§ Requirements:
Repeat each entry word for word. Leave any images out of the copy.

● ● ● ● ●

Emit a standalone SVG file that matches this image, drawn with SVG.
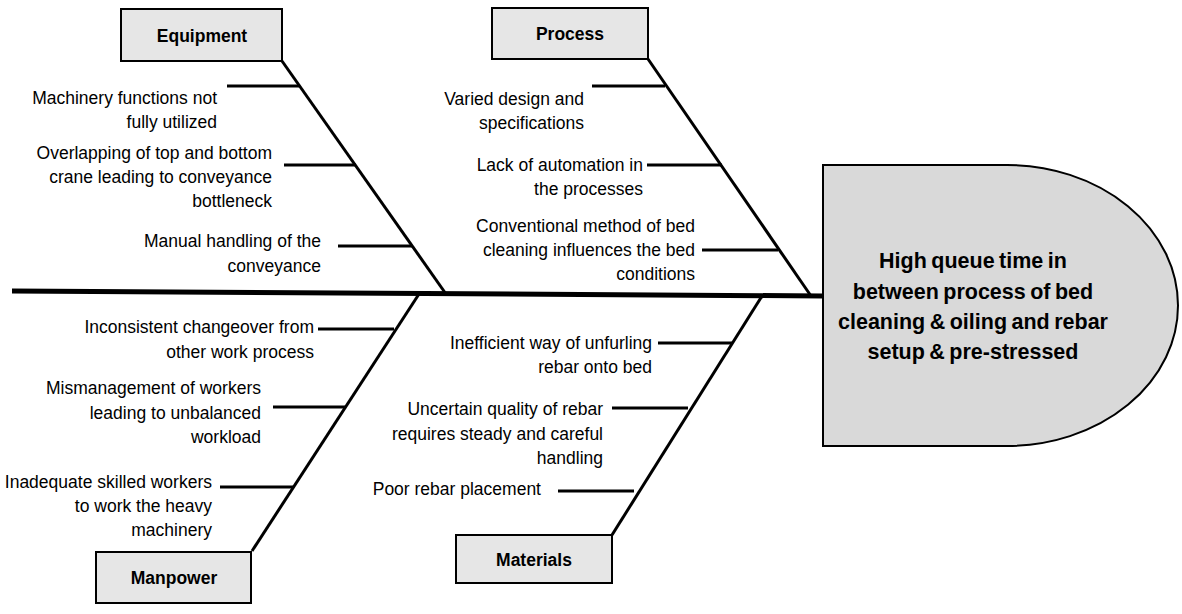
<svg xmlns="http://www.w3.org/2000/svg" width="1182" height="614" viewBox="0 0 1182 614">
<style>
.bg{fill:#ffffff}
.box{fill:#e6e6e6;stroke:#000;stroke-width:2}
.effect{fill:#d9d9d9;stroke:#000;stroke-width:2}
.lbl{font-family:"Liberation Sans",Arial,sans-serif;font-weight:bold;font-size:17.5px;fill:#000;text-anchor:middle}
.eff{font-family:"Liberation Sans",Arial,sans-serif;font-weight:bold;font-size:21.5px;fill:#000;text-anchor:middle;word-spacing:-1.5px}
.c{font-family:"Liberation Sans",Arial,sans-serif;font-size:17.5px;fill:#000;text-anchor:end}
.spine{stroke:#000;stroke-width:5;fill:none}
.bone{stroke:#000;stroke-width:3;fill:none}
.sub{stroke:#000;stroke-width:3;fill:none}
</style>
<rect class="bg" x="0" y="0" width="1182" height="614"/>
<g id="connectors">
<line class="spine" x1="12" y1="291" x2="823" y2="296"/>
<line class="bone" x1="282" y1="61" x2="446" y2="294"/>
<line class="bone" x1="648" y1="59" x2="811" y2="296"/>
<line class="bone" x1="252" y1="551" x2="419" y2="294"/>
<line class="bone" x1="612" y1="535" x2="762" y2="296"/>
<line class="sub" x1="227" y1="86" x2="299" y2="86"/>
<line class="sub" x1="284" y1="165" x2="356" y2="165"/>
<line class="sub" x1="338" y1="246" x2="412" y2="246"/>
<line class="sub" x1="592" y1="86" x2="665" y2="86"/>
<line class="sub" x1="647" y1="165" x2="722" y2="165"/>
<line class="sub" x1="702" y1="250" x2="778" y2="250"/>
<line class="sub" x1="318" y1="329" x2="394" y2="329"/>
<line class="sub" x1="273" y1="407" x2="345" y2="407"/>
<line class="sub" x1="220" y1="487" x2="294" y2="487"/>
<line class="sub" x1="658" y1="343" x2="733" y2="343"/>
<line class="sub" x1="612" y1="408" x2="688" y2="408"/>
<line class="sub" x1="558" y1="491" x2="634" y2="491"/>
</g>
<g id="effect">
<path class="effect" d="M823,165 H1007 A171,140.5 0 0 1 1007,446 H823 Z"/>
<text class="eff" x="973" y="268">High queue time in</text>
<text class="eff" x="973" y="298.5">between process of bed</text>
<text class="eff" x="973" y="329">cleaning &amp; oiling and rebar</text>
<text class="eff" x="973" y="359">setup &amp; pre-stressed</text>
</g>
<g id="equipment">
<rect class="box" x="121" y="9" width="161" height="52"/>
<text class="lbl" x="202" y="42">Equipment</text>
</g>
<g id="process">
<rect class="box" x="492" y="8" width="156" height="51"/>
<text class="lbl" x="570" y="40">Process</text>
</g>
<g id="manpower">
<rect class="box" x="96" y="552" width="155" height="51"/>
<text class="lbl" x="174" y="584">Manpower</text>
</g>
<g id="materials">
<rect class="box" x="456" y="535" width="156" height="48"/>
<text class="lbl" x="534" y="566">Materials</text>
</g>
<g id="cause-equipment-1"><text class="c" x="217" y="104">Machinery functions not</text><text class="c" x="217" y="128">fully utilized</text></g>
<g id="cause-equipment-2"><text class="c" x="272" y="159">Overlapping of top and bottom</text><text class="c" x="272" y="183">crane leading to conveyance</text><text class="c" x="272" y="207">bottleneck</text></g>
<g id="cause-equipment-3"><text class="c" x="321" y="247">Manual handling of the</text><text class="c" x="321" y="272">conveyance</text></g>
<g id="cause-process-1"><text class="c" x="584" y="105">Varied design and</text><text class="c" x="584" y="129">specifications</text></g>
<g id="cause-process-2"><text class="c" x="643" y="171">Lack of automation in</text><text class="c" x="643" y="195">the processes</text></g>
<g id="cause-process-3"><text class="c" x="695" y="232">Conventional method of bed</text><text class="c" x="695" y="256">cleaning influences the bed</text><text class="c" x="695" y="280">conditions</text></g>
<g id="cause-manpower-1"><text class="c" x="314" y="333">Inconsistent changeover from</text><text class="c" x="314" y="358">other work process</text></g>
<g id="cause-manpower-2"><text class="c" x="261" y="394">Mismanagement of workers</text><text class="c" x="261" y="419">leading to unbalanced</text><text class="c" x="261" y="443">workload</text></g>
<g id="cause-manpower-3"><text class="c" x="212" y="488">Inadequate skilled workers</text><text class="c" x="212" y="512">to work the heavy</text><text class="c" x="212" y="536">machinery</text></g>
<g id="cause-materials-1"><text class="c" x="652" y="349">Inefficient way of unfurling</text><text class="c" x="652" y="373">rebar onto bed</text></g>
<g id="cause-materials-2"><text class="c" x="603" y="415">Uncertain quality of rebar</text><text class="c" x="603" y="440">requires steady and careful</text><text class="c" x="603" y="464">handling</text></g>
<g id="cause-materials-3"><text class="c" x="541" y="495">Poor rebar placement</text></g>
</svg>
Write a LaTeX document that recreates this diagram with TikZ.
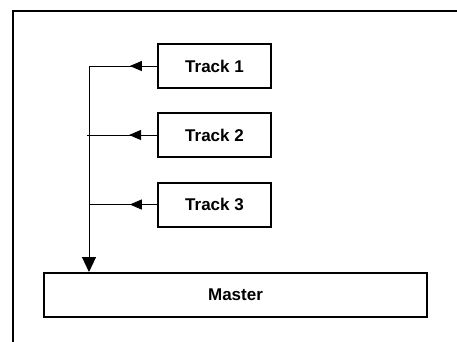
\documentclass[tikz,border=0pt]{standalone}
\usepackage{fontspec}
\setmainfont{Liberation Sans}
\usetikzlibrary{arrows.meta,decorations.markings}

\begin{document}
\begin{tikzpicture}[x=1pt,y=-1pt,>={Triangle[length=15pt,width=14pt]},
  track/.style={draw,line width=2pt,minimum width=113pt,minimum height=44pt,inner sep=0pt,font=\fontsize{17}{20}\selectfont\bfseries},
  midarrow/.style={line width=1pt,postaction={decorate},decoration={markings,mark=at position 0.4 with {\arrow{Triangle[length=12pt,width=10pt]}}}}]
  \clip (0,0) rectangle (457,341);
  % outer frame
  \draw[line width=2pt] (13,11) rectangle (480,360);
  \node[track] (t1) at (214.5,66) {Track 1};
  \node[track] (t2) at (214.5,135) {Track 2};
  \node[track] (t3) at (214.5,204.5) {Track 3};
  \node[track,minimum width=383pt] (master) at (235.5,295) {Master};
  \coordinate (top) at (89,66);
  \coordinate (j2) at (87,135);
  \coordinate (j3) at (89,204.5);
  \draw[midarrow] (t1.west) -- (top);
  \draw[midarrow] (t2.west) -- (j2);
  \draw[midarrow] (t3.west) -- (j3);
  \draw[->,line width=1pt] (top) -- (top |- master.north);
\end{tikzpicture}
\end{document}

● ● ● ● ●

§ Exercise solution:
Emit a standalone SVG file that matches this image, drawn with SVG.
<svg xmlns="http://www.w3.org/2000/svg" width="1182" height="614" viewBox="0 0 1182 614">
<style>
.bg{fill:#ffffff}
.box{fill:#e6e6e6;stroke:#000;stroke-width:2}
.effect{fill:#d9d9d9;stroke:#000;stroke-width:2}
.lbl{font-family:"Liberation Sans",Arial,sans-serif;font-weight:bold;font-size:17.5px;fill:#000;text-anchor:middle}
.eff{font-family:"Liberation Sans",Arial,sans-serif;font-weight:bold;font-size:21.5px;fill:#000;text-anchor:middle;word-spacing:-1.5px}
.c{font-family:"Liberation Sans",Arial,sans-serif;font-size:17.5px;fill:#000;text-anchor:end}
.spine{stroke:#000;stroke-width:5;fill:none}
.bone{stroke:#000;stroke-width:3;fill:none}
.sub{stroke:#000;stroke-width:3;fill:none}
</style>
<rect class="bg" x="0" y="0" width="1182" height="614"/>
<g id="connectors">
<line class="spine" x1="12" y1="291" x2="823" y2="296"/>
<line class="bone" x1="282" y1="61" x2="446" y2="294"/>
<line class="bone" x1="648" y1="59" x2="811" y2="296"/>
<line class="bone" x1="252" y1="551" x2="419" y2="294"/>
<line class="bone" x1="612" y1="535" x2="762" y2="296"/>
<line class="sub" x1="227" y1="86" x2="299" y2="86"/>
<line class="sub" x1="284" y1="165" x2="356" y2="165"/>
<line class="sub" x1="338" y1="246" x2="412" y2="246"/>
<line class="sub" x1="592" y1="86" x2="665" y2="86"/>
<line class="sub" x1="647" y1="165" x2="722" y2="165"/>
<line class="sub" x1="702" y1="250" x2="778" y2="250"/>
<line class="sub" x1="318" y1="329" x2="394" y2="329"/>
<line class="sub" x1="273" y1="407" x2="345" y2="407"/>
<line class="sub" x1="220" y1="487" x2="294" y2="487"/>
<line class="sub" x1="658" y1="343" x2="733" y2="343"/>
<line class="sub" x1="612" y1="408" x2="688" y2="408"/>
<line class="sub" x1="558" y1="491" x2="634" y2="491"/>
</g>
<g id="effect">
<path class="effect" d="M823,165 H1007 A171,140.5 0 0 1 1007,446 H823 Z"/>
<text class="eff" x="973" y="268">High queue time in</text>
<text class="eff" x="973" y="298.5">between process of bed</text>
<text class="eff" x="973" y="329">cleaning &amp; oiling and rebar</text>
<text class="eff" x="973" y="359">setup &amp; pre-stressed</text>
</g>
<g id="equipment">
<rect class="box" x="121" y="9" width="161" height="52"/>
<text class="lbl" x="202" y="42">Equipment</text>
</g>
<g id="process">
<rect class="box" x="492" y="8" width="156" height="51"/>
<text class="lbl" x="570" y="40">Process</text>
</g>
<g id="manpower">
<rect class="box" x="96" y="552" width="155" height="51"/>
<text class="lbl" x="174" y="584">Manpower</text>
</g>
<g id="materials">
<rect class="box" x="456" y="535" width="156" height="48"/>
<text class="lbl" x="534" y="566">Materials</text>
</g>
<g id="cause-equipment-1"><text class="c" x="217" y="104">Machinery functions not</text><text class="c" x="217" y="128">fully utilized</text></g>
<g id="cause-equipment-2"><text class="c" x="272" y="159">Overlapping of top and bottom</text><text class="c" x="272" y="183">crane leading to conveyance</text><text class="c" x="272" y="207">bottleneck</text></g>
<g id="cause-equipment-3"><text class="c" x="321" y="247">Manual handling of the</text><text class="c" x="321" y="272">conveyance</text></g>
<g id="cause-process-1"><text class="c" x="584" y="105">Varied design and</text><text class="c" x="584" y="129">specifications</text></g>
<g id="cause-process-2"><text class="c" x="643" y="171">Lack of automation in</text><text class="c" x="643" y="195">the processes</text></g>
<g id="cause-process-3"><text class="c" x="695" y="232">Conventional method of bed</text><text class="c" x="695" y="256">cleaning influences the bed</text><text class="c" x="695" y="280">conditions</text></g>
<g id="cause-manpower-1"><text class="c" x="314" y="333">Inconsistent changeover from</text><text class="c" x="314" y="358">other work process</text></g>
<g id="cause-manpower-2"><text class="c" x="261" y="394">Mismanagement of workers</text><text class="c" x="261" y="419">leading to unbalanced</text><text class="c" x="261" y="443">workload</text></g>
<g id="cause-manpower-3"><text class="c" x="212" y="488">Inadequate skilled workers</text><text class="c" x="212" y="512">to work the heavy</text><text class="c" x="212" y="536">machinery</text></g>
<g id="cause-materials-1"><text class="c" x="652" y="349">Inefficient way of unfurling</text><text class="c" x="652" y="373">rebar onto bed</text></g>
<g id="cause-materials-2"><text class="c" x="603" y="415">Uncertain quality of rebar</text><text class="c" x="603" y="440">requires steady and careful</text><text class="c" x="603" y="464">handling</text></g>
<g id="cause-materials-3"><text class="c" x="541" y="495">Poor rebar placement</text></g>
</svg>
Write a LaTeX document that recreates this diagram with TikZ.
\documentclass[tikz,border=0pt]{standalone}
\usepackage{fontspec}
\setmainfont{Liberation Sans}
\usetikzlibrary{arrows.meta,decorations.markings}

\begin{document}
\begin{tikzpicture}[x=1pt,y=-1pt,>={Triangle[length=15pt,width=14pt]},
  track/.style={draw,line width=2pt,minimum width=113pt,minimum height=44pt,inner sep=0pt,font=\fontsize{17}{20}\selectfont\bfseries},
  midarrow/.style={line width=1pt,postaction={decorate},decoration={markings,mark=at position 0.4 with {\arrow{Triangle[length=12pt,width=10pt]}}}}]
  \clip (0,0) rectangle (457,341);
  % outer frame
  \draw[line width=2pt] (13,11) rectangle (480,360);
  \node[track] (t1) at (214.5,66) {Track 1};
  \node[track] (t2) at (214.5,135) {Track 2};
  \node[track] (t3) at (214.5,204.5) {Track 3};
  \node[track,minimum width=383pt] (master) at (235.5,295) {Master};
  \coordinate (top) at (89,66);
  \coordinate (j2) at (87,135);
  \coordinate (j3) at (89,204.5);
  \draw[midarrow] (t1.west) -- (top);
  \draw[midarrow] (t2.west) -- (j2);
  \draw[midarrow] (t3.west) -- (j3);
  \draw[->,line width=1pt] (top) -- (top |- master.north);
\end{tikzpicture}
\end{document}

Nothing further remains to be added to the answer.